Danielle Partis
News Editor
Friday 29th April 2022
Today sees the release of Nintendo Switch Sports, a spiritual successor to the successful Wii Sports title that launched with the titular console 16 years ago.
Wii Sports was bundled in with the console in all territories outside of Japan, and as a result sold a mammoth 89.2 million copies, making it the best-selling single-platform game of all time. As such, a reboot of the game for the Nintendo Switch -- now Nintendo's best-selling console -- was much anticipated.
Similar to Wii Sports, Nintendo Switch Sports offers players an array of popular games to play, including returning activities tennis and bowling, alongside new options including soccer, badminton, volleyball and chanbara (though chanbara appeared in the 2009 sequel Wii Sports Resort).

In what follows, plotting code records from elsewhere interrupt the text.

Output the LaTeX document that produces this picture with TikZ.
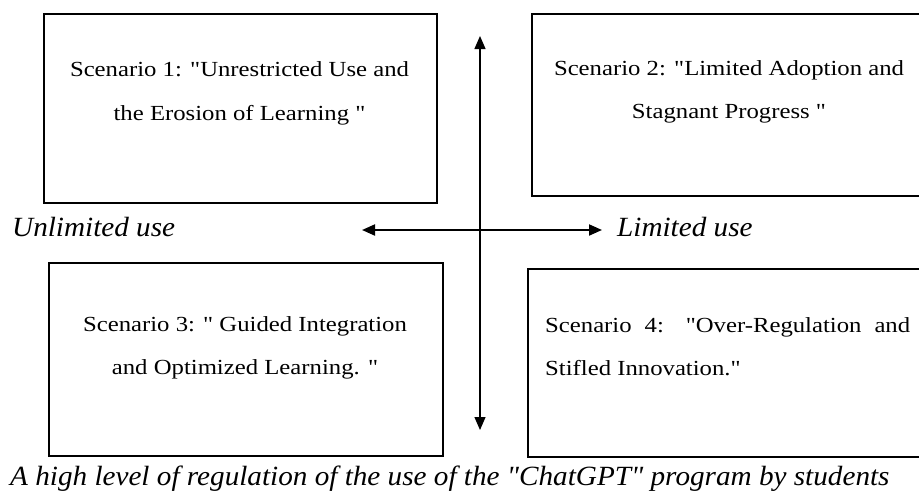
\documentclass[tikz,border=0pt]{standalone}
\usepackage{fontspec}
\newfontfamily\boxfont{Liberation Serif}[FakeStretch=1.15]
\newfontfamily\labelfont{Liberation Serif}[FakeStretch=1.05]
\usetikzlibrary{arrows.meta,calc}

\tikzset{
  scenbox/.style={draw, line width=1.5pt, anchor=north west, inner sep=0pt},
  scentext/.style={font=\boxfont\fontsize{21.5}{43}\selectfont, inner sep=0pt},
  axislabel/.style={font=\labelfont\fontsize{27.8}{30}\selectfont\itshape, anchor=base west, inner sep=0pt},
  axisline/.style={{Triangle[length=13pt,width=11pt]}-{Triangle[length=13pt,width=11pt]}}
}

\begin{document}
\begin{tikzpicture}[x=1pt,y=-1pt]
    \useasboundingbox (0,0) rectangle (919,493);
    \clip (0,0) rectangle (919,493);
    % the four scenario boxes
    \node[scenbox, minimum width=393pt, minimum height=189pt] (box1) at (43,13) {};
    \node[scenbox, minimum width=394pt, minimum height=182pt] (box2) at (531,13) {};
    \node[scenbox, minimum width=394pt, minimum height=193pt] (box3) at (48,262) {};
    \node[scenbox, minimum width=401pt, minimum height=188pt] (box4) at (527,268) {};
    % texts in the boxes
    \node[scentext, align=center, anchor=north] (txt1) at (239.5,61) {Scenario 1: "Unrestricted Use and\\[1pt]the Erosion of Learning "};
    \node[scentext, align=center, anchor=north] (txt2) at (729,60) {Scenario 2: "Limited Adoption and\\Stagnant Progress "};
    \node[scentext, align=center, anchor=north] (txt3) at (245,316) {Scenario 3: " Guided Integration\\and Optimized Learning. "};
    \node[scentext, align=left, anchor=north west] (txt4) at (545,317) {\makebox[365pt][s]{Scenario 4: "Over-Regulation and}\\Stifled Innovation."};
    % the two axes
    \coordinate (up) at (480,36);
    \coordinate (down) at (480,430);
    \coordinate (left) at (362,230);
    \coordinate (right) at (602,230);
    \draw[axisline, line width=1.2pt] (down) -- (up);
    \draw[axisline, line width=2pt] (left) -- (right);
    % axis labels
    \node[axislabel] (unlim) at (12,236) {Unlimited use};
    \node[axislabel] (lim) at (617,236) {Limited use};
    \node[axislabel] (caption) at (10,485) {A high level of regulation of the use of the "ChatGPT" program by students};
\end{tikzpicture}
\end{document}
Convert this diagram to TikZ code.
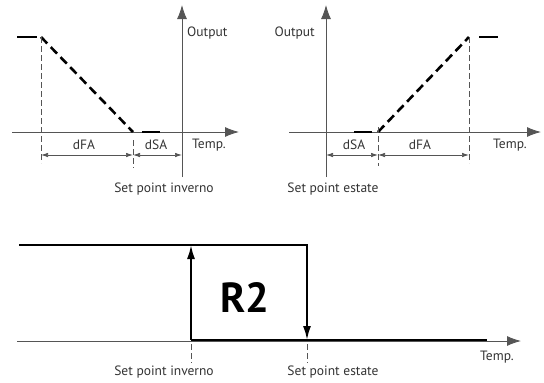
\documentclass[tikz,border=0pt]{standalone}
\usepackage{fontspec}
\setmainfont{PT Sans}
\usetikzlibrary{arrows.meta}
\definecolor{axisgray}{HTML}{555555}
\definecolor{textgray}{HTML}{333333}

\begin{document}
\begin{tikzpicture}[x=1pt,y=-1pt,>={Latex[length=14pt,width=10pt]},
  axis/.style={axisgray,line width=0.9pt},
  curve/.style={line width=2.6pt,dash pattern=on 9pt off 5pt},
  flat/.style={line width=2.6pt},
  guide/.style={axisgray,line width=0.7pt,dash pattern=on 6pt off 3pt},
  dim/.style={axisgray,line width=0.7pt,{Latex[length=7pt,width=4.5pt]}-{Latex[length=7pt,width=4.5pt]}},
  lbl/.style={textgray,font=\fontsize{13.5}{15}\selectfont,inner sep=1pt},
  big/.style={font=\bfseries\fontsize{42}{44}\selectfont,inner sep=0pt}]
  \useasboundingbox (0,0) rectangle (544,383);

  % winter chart
  \coordinate (wy0) at (182,177); \coordinate (wy1) at (182,5);
  \coordinate (wx0) at (12,132);  \coordinate (wx1) at (239,132);
  \coordinate (wtop) at (41,37);  \coordinate (wlow) at (133,132);
  \draw[axis,->] (wy0) -- (wy1);
  \draw[axis,->] (wx0) -- (wx1);
  \draw[flat] (17,37) -- (37,37);
  \draw[curve] (wtop) -- (wlow);
  \draw[flat] (142,132) -- (160,132);
  \draw[guide] (wtop) -- (41,163);
  \draw[guide] (133,140) -- (133,168);
  \draw[dim] (41,155) -- (133,155);
  \draw[dim] (133,155) -- (182,155);
  \node[lbl,anchor=west] (wout) at (186,33) {Output};
  \node[lbl] (wdfa) at (84,145) {dFA};
  \node[lbl] (wdsa) at (156,145) {dSA};
  \node[lbl] (wtemp) at (209,145) {Temp.};
  \node[lbl] (wsp) at (164,189) {Set point inverno};

  % summer chart
  \coordinate (sy0) at (326,177); \coordinate (sy1) at (326,5);
  \coordinate (sx0) at (289,132); \coordinate (sx1) at (541,132);
  \coordinate (slow) at (378,132); \coordinate (stop) at (469,37);
  \draw[axis,->] (sy0) -- (sy1);
  \draw[axis,->] (sx0) -- (sx1);
  \draw[flat] (354,132) -- (372,132);
  \draw[curve] (slow) -- (stop);
  \draw[flat] (479,37) -- (498,37);
  \draw[guide] (stop) -- (469,163);
  \draw[guide] (378,127) -- (378,166);
  \draw[dim] (326,155) -- (378,155);
  \draw[dim] (378,155) -- (469,155);
  \node[lbl,anchor=east] (sout) at (316,33) {Output};
  \node[lbl] (sdsa) at (354,145) {dSA};
  \node[lbl] (sdfa) at (420,145) {dFA};
  \node[lbl] (stemp) at (510,145) {Temp.};
  \node[lbl] (ssp) at (333,189) {Set point estate};

  % relay R2
  \coordinate (rx0) at (17,341);  \coordinate (rx1) at (521,341);
  \coordinate (ron) at (191,340); \coordinate (roff) at (307,340);
  \coordinate (rhi) at (191,245); \coordinate (rfall) at (307,245);
  \draw[axis,->] (rx0) -- (rx1);
  \draw[flat,line cap=rect] (20,245) -- (rfall);
  \draw[flat,line width=2pt] (ron) -- (487,340);
  \draw[flat,line width=2pt,-{Latex[length=14pt,width=8pt]}] (ron) -- (rhi);
  \draw[flat,line width=2pt,-{Latex[length=14pt,width=8pt]}] (rfall) -- (roff);
  \draw[guide] (191,344) -- (191,363);
  \draw[guide] (307,344) -- (307,363);
  \node[big] (r2) at (245,298) {R2};
  \node[lbl] (rtemp) at (497,357) {Temp.};
  \node[lbl] (rspw) at (164,372) {Set point inverno};
  \node[lbl] (rsps) at (333,372) {Set point estate};
\end{tikzpicture}
\end{document}
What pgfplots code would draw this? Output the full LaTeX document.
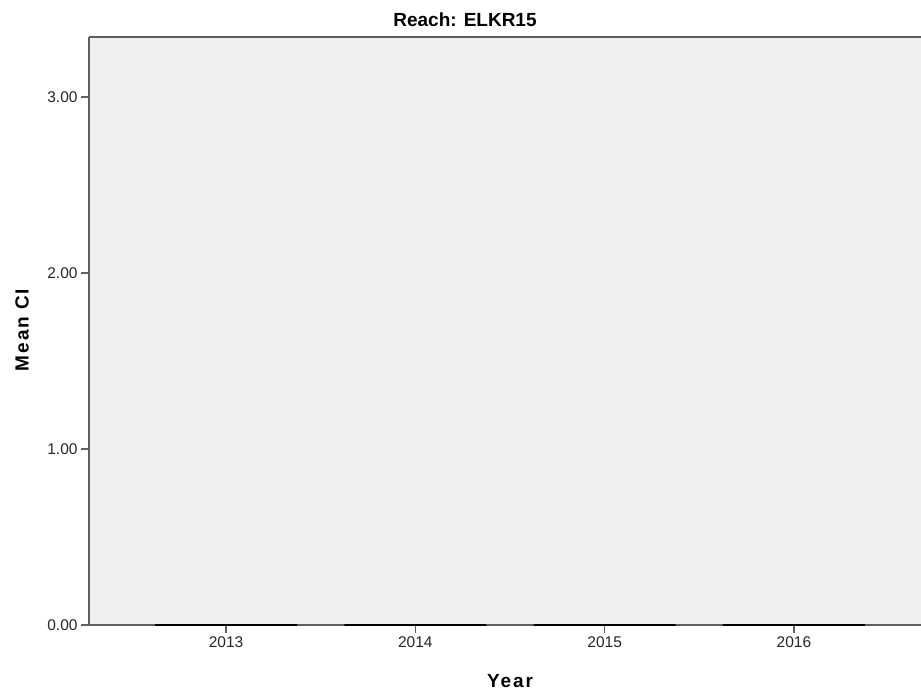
\documentclass[border=0pt]{standalone}
\usepackage{fontspec}
\setmainfont{Liberation Sans}
\usepackage{pgfplots}
\pgfplotsset{compat=1.18}
\definecolor{bg}{RGB}{240,240,240}
\definecolor{axisgray}{RGB}{95,95,95}
\begin{document}
\begin{tikzpicture}
\begin{axis}[
  at={(0,0)}, anchor=south west,
  scale only axis, width=832bp, height=588bp,
  xmin=2012.276, xmax=2016.671, ymin=0, ymax=3.341,
  axis x line*=bottom, axis y line*=left,
  axis line style={axisgray, line width=1.5bp},
  axis background/.style={fill=bg},
  clip=false,
  xtick={2013,2014,2015,2016},
  xticklabels={2013,2014,2015,2016},
  ytick={0,1,2,3},
  yticklabel style={/pgf/number format/.cd, fixed, fixed zerofill, precision=2, assume math mode=true},
  tick align=outside, major tick length=8bp,
  tick style={axisgray, line width=1.5bp},
  ticklabel style={font=\fontsize{15.5bp}{18bp}\selectfont, text=black!85},
  ybar, bar width=0.75,
]
\addplot[draw=black, line width=2bp, fill=none] coordinates {(2013,0) (2014,0) (2015,0) (2016,0)};
\draw[axisgray, line width=1.5bp] (rel axis cs:0,1) -- (rel axis cs:1,1);
\end{axis}
\node[font=\bfseries\fontsize{19bp}{22bp}\selectfont] at (376bp,605bp) {Reach: ELKR15};
\node[font=\bfseries\fontsize{19bp}{22bp}\selectfont\addfontfeatures{LetterSpace=10}] at (421bp,-56bp) {Year};
\node[font=\bfseries\fontsize{19bp}{22bp}\selectfont\addfontfeatures{LetterSpace=10}, rotate=90] at (-67bp,295bp) {Mean CI};
\pgfresetboundingbox
\path (-89bp,-71bp) rectangle (832bp,625bp);
\end{tikzpicture}
\end{document}
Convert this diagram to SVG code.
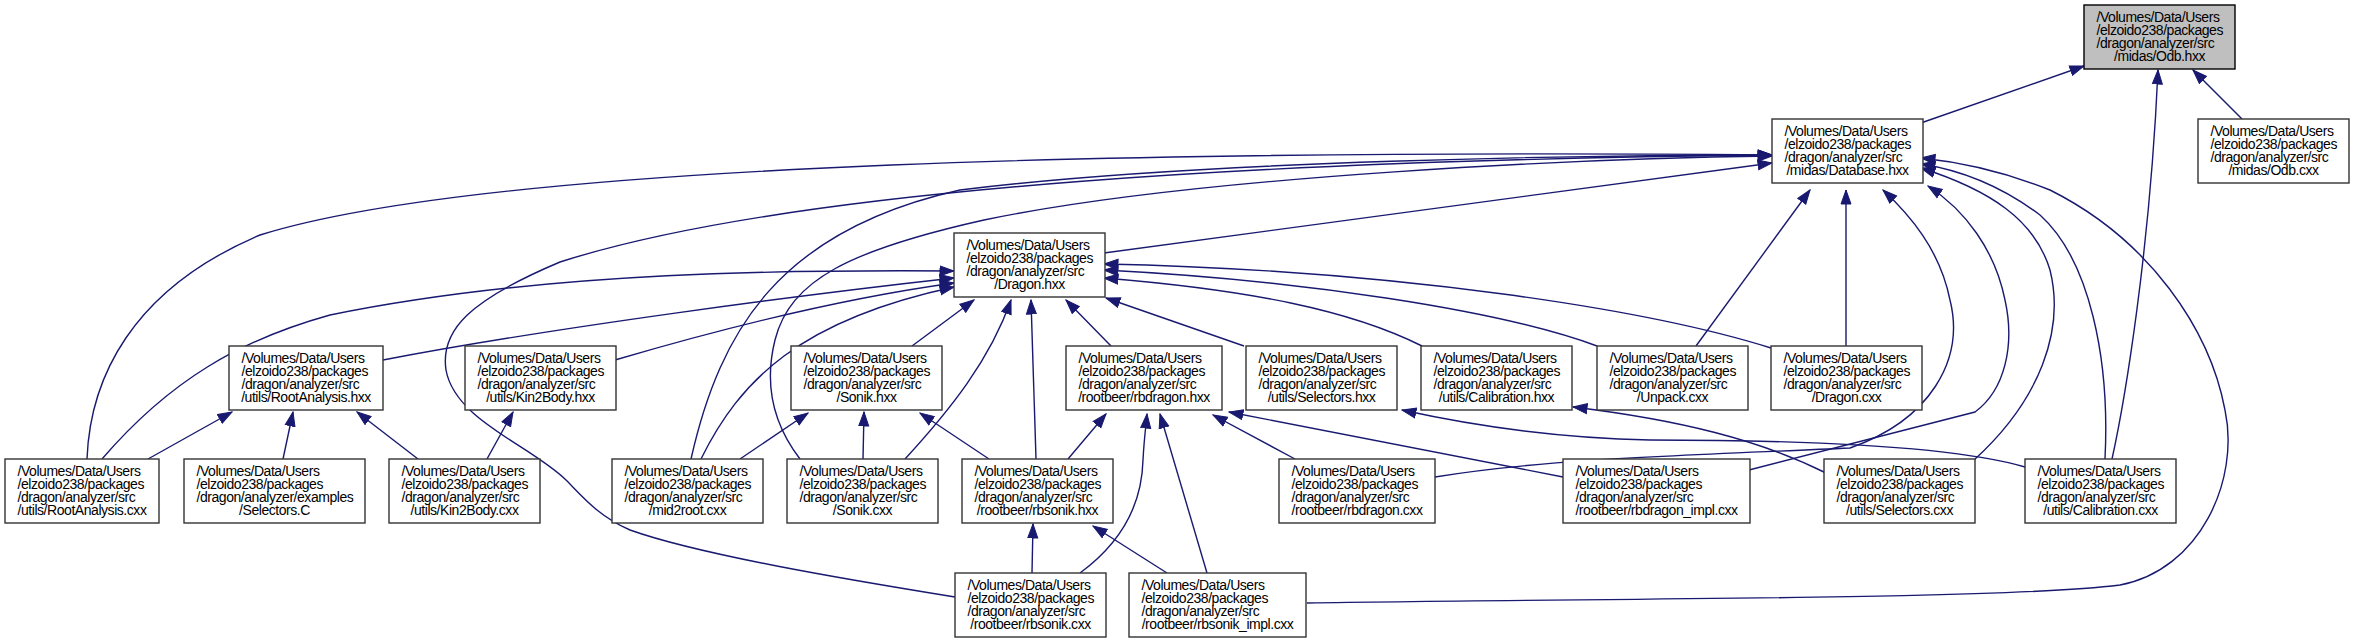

Golf, another game from Wii Sports, is also scheduled to drop as free DLC later this year.
As of writing, the game has a score of 75% on Metacritic based on 33 reviews, one point less than the original Wii Sports title. It's worth noting that some reviewers have opted for a more condensed review without a score, as some of the game's online modes were unavailable prior to its public launch.
Nintendo Sports relies on the core ideals brought forward with the inception of the Wii -- the magic of motion control to play something. This is something Keza MacDonald touched on in a 4/5 star review for The Guardian, writing: "Wii Sports sparked a brief obsession with motion-control video games in the late '00s that has since died out again, but now that we've all had a break from flinging our limbs around in front of a console, I'm glad it's back again."